## DIRECTIONS
Copy out each line exactly; pictures stay out of the copy.

## DATA EXTRACT
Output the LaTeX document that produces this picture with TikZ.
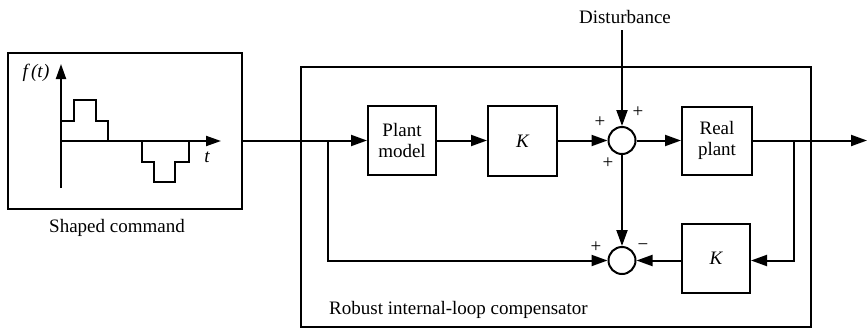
\documentclass[tikz,border=0pt]{standalone}
\usepackage{fontspec}
\setmainfont{Liberation Serif}
\usetikzlibrary{arrows.meta}
\begin{document}
\begin{tikzpicture}[x=1pt,y=-1pt,
  every node/.style={font=\fontsize{19}{21}\selectfont},
  blk/.style={draw,line width=2pt,inner sep=0pt,align=center},
  sumc/.style={draw,circle,line width=2pt,minimum size=27pt,inner sep=0pt},
  arr/.style={line width=2pt,-{Triangle[length=16pt,width=11pt]}},
  lbl/.style={inner sep=0pt}]
\useasboundingbox (0,0) rectangle (867,330);
% boxes
\node[blk,minimum width=234pt,minimum height=156pt] (cmd) at (125,131) {};
\node[blk,minimum width=510pt,minimum height=260pt] (comp) at (556,197) {};
\node[blk,minimum width=68pt,minimum height=69pt] (pm) at (402,140.5) {Plant\\model};
\node[blk,minimum width=69pt,minimum height=70pt] (k1) at (522.5,141) {\itshape K};
\node[sumc] (s1) at (622,140.5) {};
\node[blk,minimum width=70pt,minimum height=68pt] (rp) at (717,140.5) {Real\\plant};
\node[sumc] (s2) at (622,260.5) {};
\node[blk,minimum width=68pt,minimum height=69pt] (k2) at (716,258) {\itshape K};
% labels
\node[lbl] (cmdlbl) at (117,228) {Shaped command};
\node[lbl,anchor=west] (complbl) at (329,310) {Robust internal-loop compensator};
\node[lbl] (dist) at (625,17) {Disturbance};
\coordinate (dtop) at (622,30);
\coordinate (out) at (867,140.5);
\coordinate (jl) at (328,140.5);
\coordinate (jr) at (794,140.5);
% sign labels
\node[lbl] (p1) at (600,122) {+};
\node[lbl] (p2) at (638,112) {+};
\node[lbl] (p3) at (608,163) {+};
\node[lbl] (p4) at (596,247) {+};
\node[lbl] (m1) at (643,247) {−};
% connectors
\draw[arr] (cmd.east |- pm.west) -- (pm.west);
\draw[arr] (pm.east) -- (k1.west |- pm.east);
\draw[arr] (k1.east |- s1.west) -- (s1.west);
\draw[arr] (s1.east) -- (rp.west);
\draw[arr] (rp.east) -- (out);
\draw[arr] (dtop) -- (s1.north);
\draw[arr] (s1.south) -- (s2.north);
\draw[arr] (jl) |- (s2.west);
\draw[arr] (jr) |- (k2.east |- s2.east);
\draw[arr] (k2.west |- s2.east) -- (s2.east);
% graph inside command box
\coordinate (o) at (61,141);
\draw[line width=2pt,-{Triangle[length=15pt,width=10pt]}] (61,188) -- (61,64);
\draw[line width=2pt,-{Triangle[length=15pt,width=10pt]}] (o) -- (221,141);
\node[lbl,font=\fontsize{19}{21}\selectfont\itshape] (ft) at (36,73) {f\,(t\/)};
\node[lbl,font=\fontsize{19}{21}\selectfont\itshape] (tl) at (207,157) {t};
\draw[line width=1.3pt] (61,121) -- (74,121) -- (74,100) -- (96,100) -- (96,121) -- (108,121) -- (108,141);
\draw[line width=1.3pt] (142,141) -- (142,162) -- (154,162) -- (154,182) -- (175,182) -- (175,162) -- (189,162) -- (189,141);
\end{tikzpicture}
\end{document}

## TASK ANSWER
Output the LaTeX document that produces this picture with TikZ.
\documentclass[tikz,border=0pt]{standalone}
\usepackage{fontspec}
\setmainfont{Liberation Serif}
\usetikzlibrary{arrows.meta}
\begin{document}
\begin{tikzpicture}[x=1pt,y=-1pt,
  every node/.style={font=\fontsize{19}{21}\selectfont},
  blk/.style={draw,line width=2pt,inner sep=0pt,align=center},
  sumc/.style={draw,circle,line width=2pt,minimum size=27pt,inner sep=0pt},
  arr/.style={line width=2pt,-{Triangle[length=16pt,width=11pt]}},
  lbl/.style={inner sep=0pt}]
\useasboundingbox (0,0) rectangle (867,330);
% boxes
\node[blk,minimum width=234pt,minimum height=156pt] (cmd) at (125,131) {};
\node[blk,minimum width=510pt,minimum height=260pt] (comp) at (556,197) {};
\node[blk,minimum width=68pt,minimum height=69pt] (pm) at (402,140.5) {Plant\\model};
\node[blk,minimum width=69pt,minimum height=70pt] (k1) at (522.5,141) {\itshape K};
\node[sumc] (s1) at (622,140.5) {};
\node[blk,minimum width=70pt,minimum height=68pt] (rp) at (717,140.5) {Real\\plant};
\node[sumc] (s2) at (622,260.5) {};
\node[blk,minimum width=68pt,minimum height=69pt] (k2) at (716,258) {\itshape K};
% labels
\node[lbl] (cmdlbl) at (117,228) {Shaped command};
\node[lbl,anchor=west] (complbl) at (329,310) {Robust internal-loop compensator};
\node[lbl] (dist) at (625,17) {Disturbance};
\coordinate (dtop) at (622,30);
\coordinate (out) at (867,140.5);
\coordinate (jl) at (328,140.5);
\coordinate (jr) at (794,140.5);
% sign labels
\node[lbl] (p1) at (600,122) {+};
\node[lbl] (p2) at (638,112) {+};
\node[lbl] (p3) at (608,163) {+};
\node[lbl] (p4) at (596,247) {+};
\node[lbl] (m1) at (643,247) {−};
% connectors
\draw[arr] (cmd.east |- pm.west) -- (pm.west);
\draw[arr] (pm.east) -- (k1.west |- pm.east);
\draw[arr] (k1.east |- s1.west) -- (s1.west);
\draw[arr] (s1.east) -- (rp.west);
\draw[arr] (rp.east) -- (out);
\draw[arr] (dtop) -- (s1.north);
\draw[arr] (s1.south) -- (s2.north);
\draw[arr] (jl) |- (s2.west);
\draw[arr] (jr) |- (k2.east |- s2.east);
\draw[arr] (k2.west |- s2.east) -- (s2.east);
% graph inside command box
\coordinate (o) at (61,141);
\draw[line width=2pt,-{Triangle[length=15pt,width=10pt]}] (61,188) -- (61,64);
\draw[line width=2pt,-{Triangle[length=15pt,width=10pt]}] (o) -- (221,141);
\node[lbl,font=\fontsize{19}{21}\selectfont\itshape] (ft) at (36,73) {f\,(t\/)};
\node[lbl,font=\fontsize{19}{21}\selectfont\itshape] (tl) at (207,157) {t};
\draw[line width=1.3pt] (61,121) -- (74,121) -- (74,100) -- (96,100) -- (96,121) -- (108,121) -- (108,141);
\draw[line width=1.3pt] (142,141) -- (142,162) -- (154,162) -- (154,182) -- (175,182) -- (175,162) -- (189,162) -- (189,141);
\end{tikzpicture}
\end{document}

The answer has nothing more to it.